9. It appears from the statement of the case that before the Tribunal, the assessee raised objections as to the imposition of penalty in respect of the assessment years 1960-61 and 1961-62 on the ground that the assessments for these years were completed under Section 23(3) of the Indian I.T. Act, 1922, and as such penalties could not be levied under Section 271(1)(c) of the I.T. Act, 1961.

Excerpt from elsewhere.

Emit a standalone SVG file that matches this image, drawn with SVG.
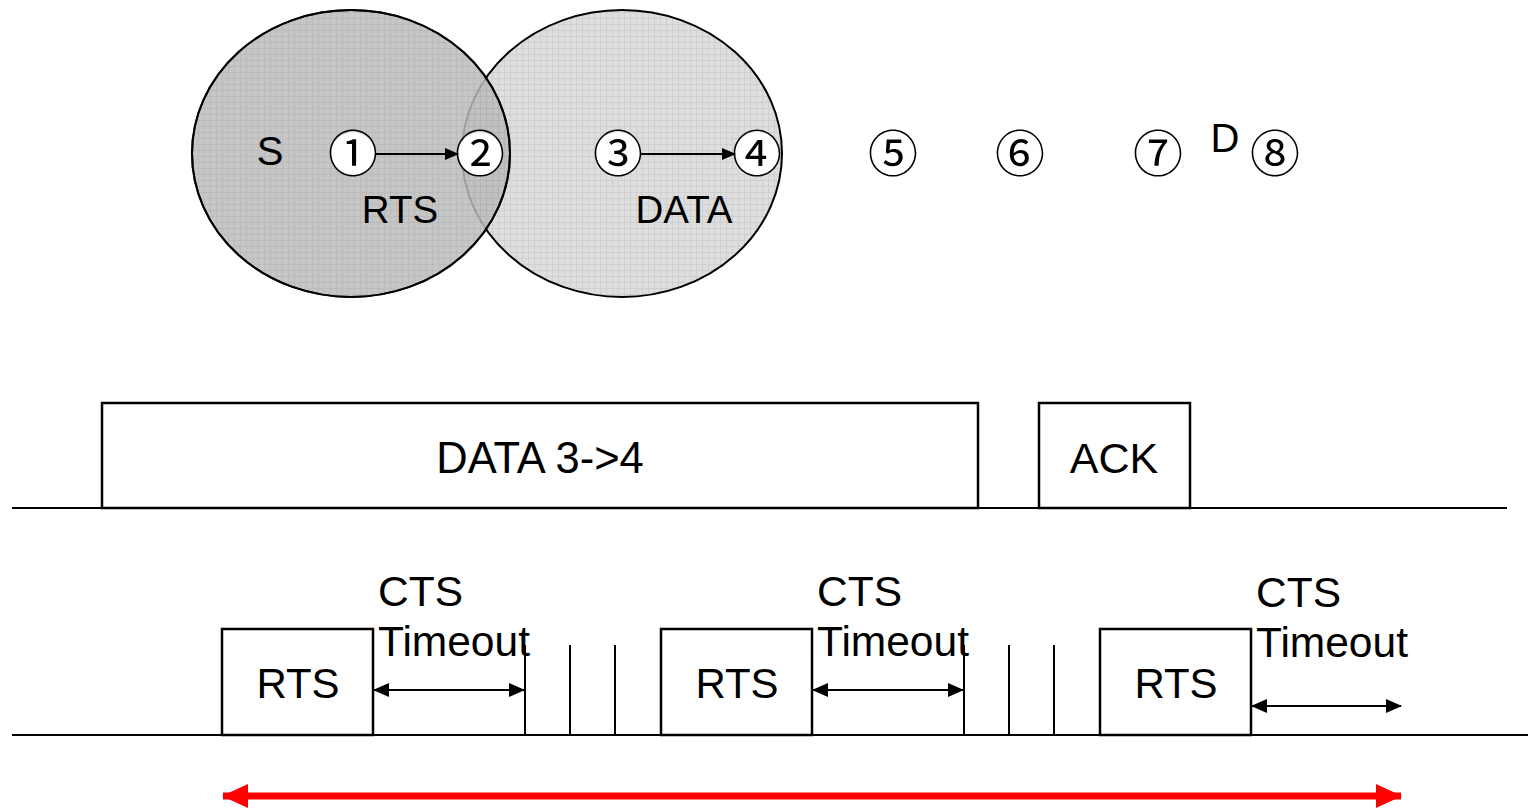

10. On behalf of the department reliance was placed on the decision of the Supreme Court in the case of Third ITO v. Damodar Bhat : [1969]71ITR806(SC) . It was held therein that the proceedings for recovery of tax could be continued in respect of a demand raised under the old Act on the language of Section 297(2)(g) of the 1961 Act. Admitting that there was force in the objection, the Tribunal following the decisions in Shakti Offset Works v. IAC : [1967]64ITR637(Bom) , S.C. Magam Haveri v. CTT : [1967]64ITR409(KAR) and CIT v. Hiralal Mohanlal Shah : [1968]69ITR312(Guj) , observed that the language of Section 297(2)(g) and the other sections referred to in the judgment of the Supreme Court was general whereas Section 297(2)(g) read with Section 271(1)(c) contained specific references to the other sections of the 1961 Act, and as such the Tribunal was unable to hold that the decision superseded the High Court decisions referred to above. Accordingly, the Tribunal held that the imposition of penalty under Section 271(1)(c) for each of the first two years was invalid.

11. Mr. B.L. Pal, learned advocate for the revenue, contends that the controversy on the point has been set at rest by the decision of the Supreme Court in the case of Jain Brothers v. Union of India : [1970]77ITR107(SC) .

12. Section 297(2)(g) of the Act of 1961 lays down the principle which is in the following lines :

'Any proceeding for the imposition of a penalty in respect of any assessment for the year ending on the 31st day of March, 1962, or any earlier year, which is completed on or after the 1st day of April, 1962, may be initiated and any such penalty may be imposed under this Act.'

But Section 271(1) of the Act refers to any proceeding under the Act of 1961.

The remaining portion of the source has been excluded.